ニューズウィーク日本版 / 2024年8月8日 15時43分

新しい学校のリーダーズの4人は6月のロンドン公演でもキレキレのダンスを見せた CHIAKI NOZUーWIREIMAGE/GETTY IMAGES

ロブ・シュワルツ(ライター、元ビルボード誌東京支局長)
<アメリカ市場への参入に本腰を入れてこなかった日本の音楽産業だが、配信サービスやTikTok、アニメ人気の流れに乗って躍進中。フェスにテレビ、ホワイトハウスに招かれるアーティストも>

日本の音楽産業は長いこと、アメリカに次いで世界第2位の規模を誇ってきた。しかし本国で大成功を収めた日本のミュージシャンがアメリカに進出しても、なかなか人気を獲得できずにいた。

韓国のKポップはアメリカで大成功を果たし、マンガやアニメをはじめとする日本のほかのエンターテインメントもアメリカ人の間で大人気。そうした背景を考えると、日本のミュージシャンは海外で成功するチャンスを逃してきたようにも思える。

そもそも、日本の音楽産業は今まで海外市場へのアプローチにあまり関心がなかった。アプローチしたとしても、アメリカのような大きな市場にインパクトを与えようと本腰を入れてはいなかった。

アメリカ進出を目指すミュージシャンをサポートするシンク・サミット社のマーク・フリーザーCEOは「日本の音楽は、圧倒的多数が国内で消費するために作られてきた」と指摘する。

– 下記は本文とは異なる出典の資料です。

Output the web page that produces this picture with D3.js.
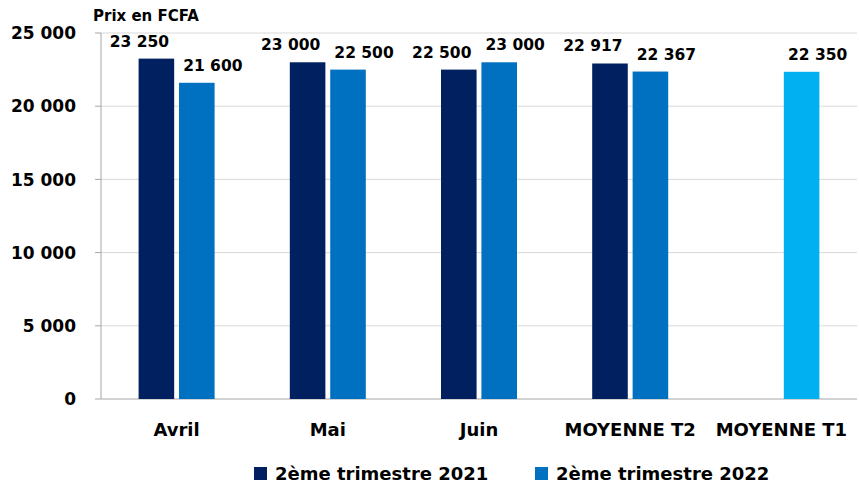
<!DOCTYPE html>
<html>
<head>
<meta charset="utf-8">
<script src="https://cdn.jsdelivr.net/npm/d3@7"></script>
<style>
  body { margin: 0; background: #fff; }
  svg text { font-family: "DejaVu Sans", "Open Sans", sans-serif; font-weight: bold; fill: #000; }
</style>
</head>
<body>
<svg id="chart" width="859" height="484"></svg>
<script>
// categories on the x axis
const categories = ['Avril', 'Mai', 'Juin', 'MOYENNE T2', 'MOYENNE T1'];
// series names
const seriesNames = ['2ème trimestre 2021', '2ème trimestre 2022'];
// values per series (null = no bar)
const values2021 = [23250, 23000, 22500, 22917, null];
const values2022 = [21600, 22500, 23000, 22367, 22350];
// y axis ticks
const yTicks = [0, 5000, 10000, 15000, 20000, 25000];

const colors = ['#002060', '#0070C0'];
const highlightColor = '#00B0F0';

const fr = d3.formatLocale({ decimal: ',', thousands: '\u00a0', grouping: [3], currency: ['', ''] });
const fmt = fr.format(',d');

const margin = { top: 33, right: 2, bottom: 85, left: 101 };
const fullWidth = 859, fullHeight = 484;
const width = fullWidth - margin.left - margin.right;
const height = fullHeight - margin.top - margin.bottom;

const svg = d3.select('#chart');
const g = svg.append('g').attr('transform', 'translate(' + margin.left + ',' + margin.top + ')');

const x = d3.scaleBand().domain(categories).range([0, width]);
const x1 = d3.scaleBand().domain([0, 1]).range([-38, 38]).paddingInner(0.12);
const y = d3.scaleLinear().domain([0, 25000]).range([height, 0]);

// gridlines
g.selectAll('line.grid')
  .data(yTicks.filter(d => d > 0))
  .enter().append('line')
  .attr('x1', 0).attr('x2', width)
  .attr('y1', d => y(d)).attr('y2', d => y(d))
  .attr('stroke', '#d9d9d9').attr('stroke-width', 1);

// y tick labels
g.selectAll('text.ytick')
  .data(yTicks)
  .enter().append('text')
  .attr('x', -25)
  .attr('y', d => y(d))
  .attr('dy', '0.36em')
  .attr('text-anchor', 'end')
  .style('font-size', '17px')
  .text(d => fmt(d));

// small tick marks
g.selectAll('line.ytk')
  .data(yTicks)
  .enter().append('line')
  .attr('x1', -6).attr('x2', 0)
  .attr('y1', d => y(d)).attr('y2', d => y(d))
  .attr('stroke', '#a6a6a6');

// axes lines
g.append('line').attr('x1', 0).attr('x2', 0).attr('y1', 0).attr('y2', height).attr('stroke', '#a6a6a6');
g.append('line').attr('x1', 0).attr('x2', width).attr('y1', height).attr('y2', height).attr('stroke', '#a6a6a6');

// bars
const seriesData = [values2021, values2022];
seriesData.forEach((vals, si) => {
  const cat = g.selectAll('.bar-s' + si)
    .data(categories.map((c, i) => ({ cat: c, v: vals[i], i: i })).filter(d => d.v != null))
    .enter();

  cat.append('rect')
    .attr('x', d => x(d.cat) + x.bandwidth() / 2 + x1(si))
    .attr('y', d => y(d.v))
    .attr('width', x1.bandwidth())
    .attr('height', d => height - y(d.v))
    .attr('fill', d => (d.cat === 'MOYENNE T1' ? highlightColor : colors[si]));

  // value labels, shifted outward as in the original
  cat.append('text')
    .attr('x', d => x(d.cat) + x.bandwidth() / 2 + x1(si) + x1.bandwidth() / 2 + (si === 0 ? -17 : 16))
    .attr('y', d => y(d.v) - 12)
    .attr('text-anchor', 'middle')
    .style('font-size', '15.5px')
    .text(d => fmt(d.v));
});

// x labels
g.selectAll('text.xlab')
  .data(categories)
  .enter().append('text')
  .attr('x', d => x(d) + x.bandwidth() / 2)
  .attr('y', height + 37)
  .attr('text-anchor', 'middle')
  .style('font-size', '18px')
  .text(d => d);

// unit label
svg.append('text')
  .attr('x', 93).attr('y', 21)
  .style('font-size', '15px')
  .text('Prix en FCFA');

// legend
const legendX = [254, 535];
seriesNames.forEach((name, i) => {
  svg.append('rect')
    .attr('x', legendX[i]).attr('y', 467)
    .attr('width', 13).attr('height', 13)
    .attr('fill', colors[i]);
  svg.append('text')
    .attr('x', legendX[i] + 21).attr('y', 474)
    .attr('dy', '0.36em')
    .style('font-size', '18px')
    .text(name);
});
</script>
</body>
</html>
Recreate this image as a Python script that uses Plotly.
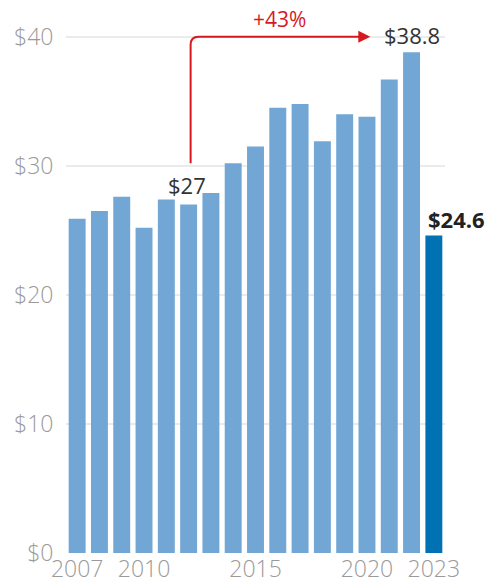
import plotly.graph_objects as go

years = list(range(2007, 2024))
values = [25.9, 26.5, 27.6, 25.2, 27.4, 27.0, 27.9, 30.2, 31.5, 34.5, 34.8,
          31.9, 34.0, 33.8, 36.7, 38.8, 24.6]
y_ticks = [0, 10, 20, 30, 40]
y_tick_labels = ["$0", "$10", "$20", "$30", "$40"]
x_ticks = [2007, 2010, 2015, 2020, 2023]
change_label = "+43%"

LIGHT = "#72a7d5"
DARK = "#0071b2"
RED = "#d7191f"
colors = [LIGHT] * (len(years) - 1) + [DARK]

fig = go.Figure(go.Bar(x=years, y=values, marker=dict(color=colors, line=dict(width=0)),
                       hoverinfo="skip"))

base_year, peak_year = 2012, 2022
base_val = values[years.index(base_year)]
peak_val = values[years.index(peak_year)]

start_y = base_val + 3.2
top_y = 40
end_x = 2020.15
vx = base_year + 0.09
rx, ry = 0.36, 0.62
fig.add_shape(type="path",
              path=f"M {vx},{start_y} L {vx},{top_y-ry} "
                   f"Q {vx},{top_y} {vx+rx},{top_y} L {end_x-0.3},{top_y}",
              xref="x", yref="y", line=dict(color=RED, width=2))
fig.add_annotation(x=end_x, y=top_y, ax=end_x - 0.4, ay=top_y, xref="x", yref="y",
                   axref="x", ayref="y", showarrow=True, arrowhead=2, arrowsize=1.2,
                   arrowwidth=2, arrowcolor=RED, text="")
fig.add_annotation(x=(base_year + end_x) / 2, y=top_y, text=change_label, showarrow=False,
                   yanchor="bottom", yshift=2,
                   font=dict(family="Open Sans", size=21, color=RED))
fig.add_annotation(x=base_year, y=base_val, text=f"${base_val:g}", showarrow=False,
                   yanchor="bottom", yshift=3, xshift=-2,
                   font=dict(family="Open Sans", size=22, color="#333333"))
fig.add_annotation(x=peak_year, y=peak_val, text=f"${peak_val:g}", showarrow=False,
                   yanchor="bottom", yshift=0,
                   font=dict(family="Open Sans", size=22, color="#333333"))
fig.add_annotation(x=years[-1], y=values[-1], text=f"<b>${values[-1]:g}</b>", showarrow=False,
                   yanchor="bottom", xanchor="left", yshift=0, xshift=-8,
                   font=dict(family="Open Sans", size=22, color="#222222"))

fig.update_layout(
    width=503, height=588,
    margin=dict(l=66, r=58, t=11, b=35, autoexpand=False),
    plot_bgcolor="white", paper_bgcolor="white",
    bargap=0.24, showlegend=False,
    font=dict(family="Open Sans", size=22, color="#9a9a9a"),
    xaxis=dict(range=[2006.5, 2023.5], tickvals=x_ticks, ticktext=[str(t) for t in x_ticks],
               showgrid=False, zeroline=False, showline=False, ticks="", automargin=False,
               tickfont=dict(family="Open Sans", size=23, color="#9a9a9a", weight=300)),
    yaxis=dict(range=[0, 42], tickvals=y_ticks, ticktext=y_tick_labels, automargin=False,
               showgrid=True, gridcolor="#ebebeb", gridwidth=2, zeroline=False,
               showline=False, ticks="outside", ticklen=7, tickcolor="rgba(0,0,0,0)",
               tickfont=dict(family="Open Sans", size=23, color="#9a9a9a", weight=300)),
)

fig.write_html("out.html", config={"displayModeBar": False},
               post_script="document.body.style.margin='0';")
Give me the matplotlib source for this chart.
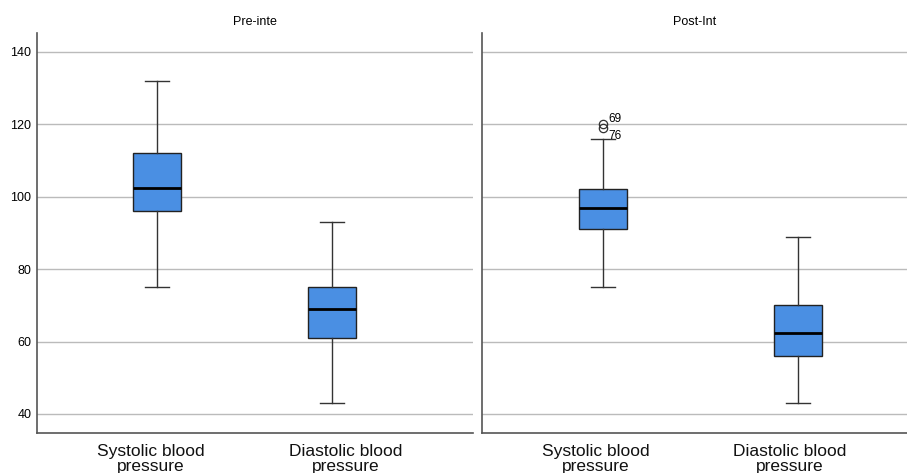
import matplotlib
matplotlib.use("Agg")
import matplotlib.pyplot as plt

plt.rcParams['font.family'] = ['Liberation Sans', 'DejaVu Sans']

categories = ["Systolic blood\npressure", "Diastolic blood\npressure"]
panels = ["Pre-inte", "Post-Int"]

# [whislo, q1, median, q3, whishi]
pre_sys = [75, 96, 102.5, 112, 132]
pre_dia = [43, 61, 69, 75, 93]
post_sys = [75, 91, 97, 102, 116]
post_dia = [43, 56, 62.5, 70, 89]
post_sys_outliers = [120, 119]
post_sys_outlier_ids = ["69", "76"]

yticks = [40, 60, 80, 100, 120, 140]

box_color = '#4a8fe3'
edge = '#222222'

fig = plt.figure(figsize=(9.07, 4.73), dpi=100)
ax1 = fig.add_axes([37/907, 40/473, 436/907, 400/473])
ax2 = fig.add_axes([482/907, 40/473, 425/907, 400/473])

def make_stats(vals, fliers=()):
    lo, q1, med, q3, hi = vals
    return dict(whislo=lo, q1=q1, med=med, q3=q3, whishi=hi, fliers=list(fliers))

def draw(ax, data, fliers, title, xlim, width, label_pos):
    stats = [make_stats(data[0], fliers[0]), make_stats(data[1], fliers[1])]
    ax.bxp(stats, positions=[1, 2], widths=width, patch_artist=True,
           boxprops=dict(facecolor=box_color, edgecolor=edge, linewidth=1.0),
           medianprops=dict(color='black', linewidth=2.0),
           whiskerprops=dict(color='#333333', linewidth=1.0),
           capprops=dict(color='#333333', linewidth=1.0),
           capwidths=width / 2,
           flierprops=dict(marker='o', markerfacecolor='none', markeredgecolor='#333333',
                           markersize=6, markeredgewidth=0.9),
           zorder=3)
    ax.set_xlim(*xlim)
    ax.set_ylim(34.75, 145.2)
    ax.set_yticks(yticks)
    ax.grid(axis='y', color='#bbbbbb', linewidth=1.0, zorder=0)
    ax.set_axisbelow(True)
    ax.set_xticks(label_pos)
    ax.set_xticklabels(categories, fontsize=12.5, color='#111111', linespacing=0.95)
    ax.tick_params(axis='x', length=0, pad=8)
    ax.tick_params(axis='y', length=0, labelsize=9, pad=4)
    for s in ['top', 'right']:
        ax.spines[s].set_visible(False)
    for s in ['left', 'bottom']:
        ax.spines[s].set_color('#555555')
        ax.spines[s].set_linewidth(1.2)
    ax.set_title(title, fontsize=9, pad=6)

draw(ax1, [pre_sys, pre_dia], [[], []], panels[0], (0.314, 2.806), 0.274, [0.966, 2.077])
draw(ax2, [post_sys, post_dia], [post_sys_outliers, []], panels[1], (0.38, 2.56), 0.246, [0.964, 1.959])
ax2.tick_params(axis='y', labelleft=False)

offsets = [(4, 4), (4, -6)]
for v, lab, (dx, dy) in zip(post_sys_outliers, post_sys_outlier_ids, offsets):
    ax2.annotate(lab, (1, v), xytext=(dx, dy), textcoords='offset points',
                 fontsize=8.5, va='center', ha='left')

fig.savefig('out.png', dpi=100, facecolor='white')
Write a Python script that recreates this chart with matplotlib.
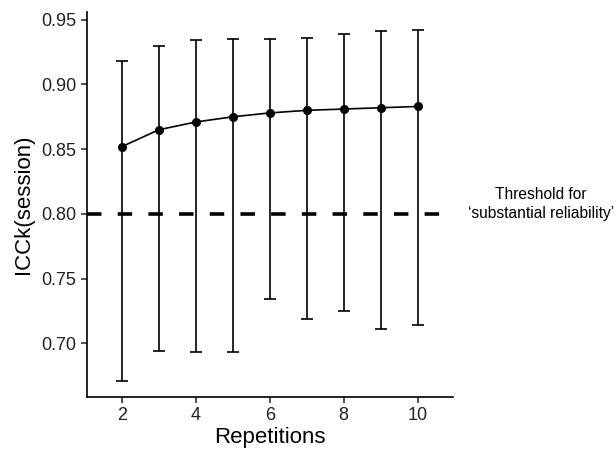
import numpy as np
import matplotlib as mpl
import matplotlib.pyplot as plt

mpl.rcParams['font.family'] = ['Liberation Sans', 'DejaVu Sans']

# values
reps = [2, 3, 4, 5, 6, 7, 8, 9, 10]
icck = [0.852, 0.865, 0.871, 0.875, 0.878, 0.880, 0.881, 0.882, 0.883]
ci_low = [0.671, 0.694, 0.693, 0.693, 0.734, 0.719, 0.725, 0.711, 0.714]
ci_high = [0.918, 0.930, 0.934, 0.935, 0.935, 0.936, 0.939, 0.941, 0.942]
threshold = 0.80

x = np.array(reps)
y = np.array(icck)
err = np.array([y - np.array(ci_low), np.array(ci_high) - y])

fig = plt.figure(figsize=(6.16, 4.54), dpi=100)
ax = fig.add_axes([0.141, 0.1256, 0.594, 0.848])

ax.axhline(threshold, color='black', lw=2.6, dashes=(4, 4.5))
ax.errorbar(x, y, yerr=err, color='black', lw=1.2, elinewidth=1.2,
            capsize=4, capthick=1.2, marker='o', markersize=5.5)

ax.set_xlim(1.05, 10.95)
ax.set_ylim(0.6585, 0.956)
ax.set_xticks([2, 4, 6, 8, 10])
ax.set_yticks([0.70, 0.75, 0.80, 0.85, 0.90, 0.95])
ax.set_yticklabels(['0.70', '0.75', '0.80', '0.85', '0.90', '0.95'])
ax.spines['top'].set_visible(False)
ax.spines['right'].set_visible(False)
ax.spines['left'].set_linewidth(1.2)
ax.spines['bottom'].set_linewidth(1.2)
ax.tick_params(labelsize=13, length=4, width=1.2, color='#333333',
               labelcolor='#222222')
ax.set_xlabel('Repetitions', fontsize=16, labelpad=2)
ax.set_ylabel('ICCk(session)', fontsize=16, labelpad=5)

fig.text(0.878, 0.551, 'Threshold for\n\u2018substantial reliability\u2019',
         ha='center', va='center', fontsize=11.2, linespacing=1.35)

fig.savefig('out.png', dpi=100)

「一部の例外を除いて輸出志向ではない。それに日本市場は非常に大きいから、もしアーティストが海外進出を決断すれば、国内の売り上げに直接的な影響が及ぶ可能性がある」

実際、日本人アーティストのマネジメント事務所は、日本を離れれば大きな利益が失われると考えて、海外進出に及び腰になる傾向があった。

だが、そんな状況に変化が訪れている。

ストリーミングが開く扉

日本市場は諸外国に比べると、CDをはじめとする音楽ソフトの占める割合が大きい。それでも、近年は音楽配信サービスの売り上げが拡大している。

日本レコード協会の調べによると、昨年は配信サービスが売り上げ全体の34.5%を占めた。その5年前の18年には約21%だったから、大幅な伸びだ。配信サービスが日本の音楽産業の大きな柱になったことは間違いない。

今年に入ってからも、この数字は伸び続けている。

エンターテインメント業界での信頼が高い米データ会社ルミネイトのヘレナ・コシンスキー副社長(グローバル担当)は「当社の統計によると、日本のオンデマンド音楽ストリーミングは今年第1四半期に10.3%増加。世界の伸び率を8ポイント近く上回っている」と言う。

数年前には、日本での音楽ストリーミングの増加率が世界を上回る日が来るとは誰も思わなかっただろう。